Now when I fast forward 13 years in my mind, one thing feels very clear: this story won’t explode overnight and turn the world upside down. It will slowly settle in. No big announcements, no dramatic speeches… it will just quietly become part of the system.
And that’s actually the most interesting part.
At some point, big funds won’t need to say “we’re here” anymore. Because they will already be there. Some countries will have added Bitcoin to their reserves without making headlines. No one will call it a “revolution,” but everyone will accept that there is no turning back.

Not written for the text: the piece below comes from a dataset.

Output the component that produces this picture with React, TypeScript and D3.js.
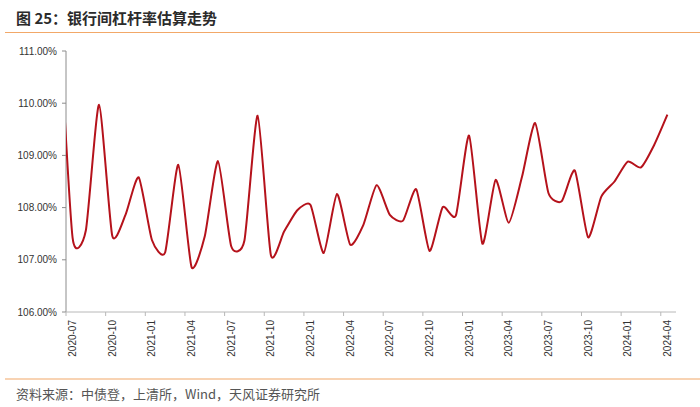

When it comes to price… I used to be much more excited about it. The question “how high can it go?” was always louder in my head. Now I’m calmer. Still, from today’s perspective, a few hundred thousand dollars doesn’t feel unrealistic to me anymore. In fact, with the right cycles, liquidity conditions, and a bit of global chaos, even higher levels could be on the table. But it won’t be a rocket. It will be more like a staircase… sometimes exhausting on the way up, sometimes pulling you back down.
And honestly, that feels like Bitcoin’s nature. It filters out impatience quickly and slowly shapes the rest.
On the usage side, I’ve become less romantic about old ideas. Instead of imagining a world where we buy coffee with Bitcoin everywhere, I now think people will prefer to hold it rather than spend it. Almost like a digital “don’t touch, don’t break” zone… part gold, part digital safe haven.
Regulation will inevitably become part of the picture. Governments won’t fully reject it, but they also won’t leave it completely free. A balance will form. It might feel boring at first, but in the long run, that balance is what allows real growth.
And then there’s the platform side… probably the most underrated but critical piece of all.
Platforms like Gate.io won’t stay just as “places to trade.” What we call exchanges today will likely evolve into financial hubs. People won’t only buy and sell assets; they will manage wealth, access new financial products, and maybe even build their own digital economies.
In a scenario where Gate plays its cards right, it doesn’t just grow—it transforms. A broader ecosystem, more products, a structure that pulls users deeper inside… something closer to the everyday layer of finance rather than a traditional exchange.
Of course, there’s always the “what if it goes the other way?” part. Global crises, strict regulations, technological competition… all of these can shift the picture. But the overall direction still feels clear: this space won’t shrink. It will only reshape itself.
In the end, this is the feeling I’m left with:
13 years from now, Bitcoin will still be here.
But it won’t be seen as something new or controversial anymore.
A bit ordinary…
a bit familiar…
but also absolutely essential.
And maybe that will be exactly where its real strength finally shows.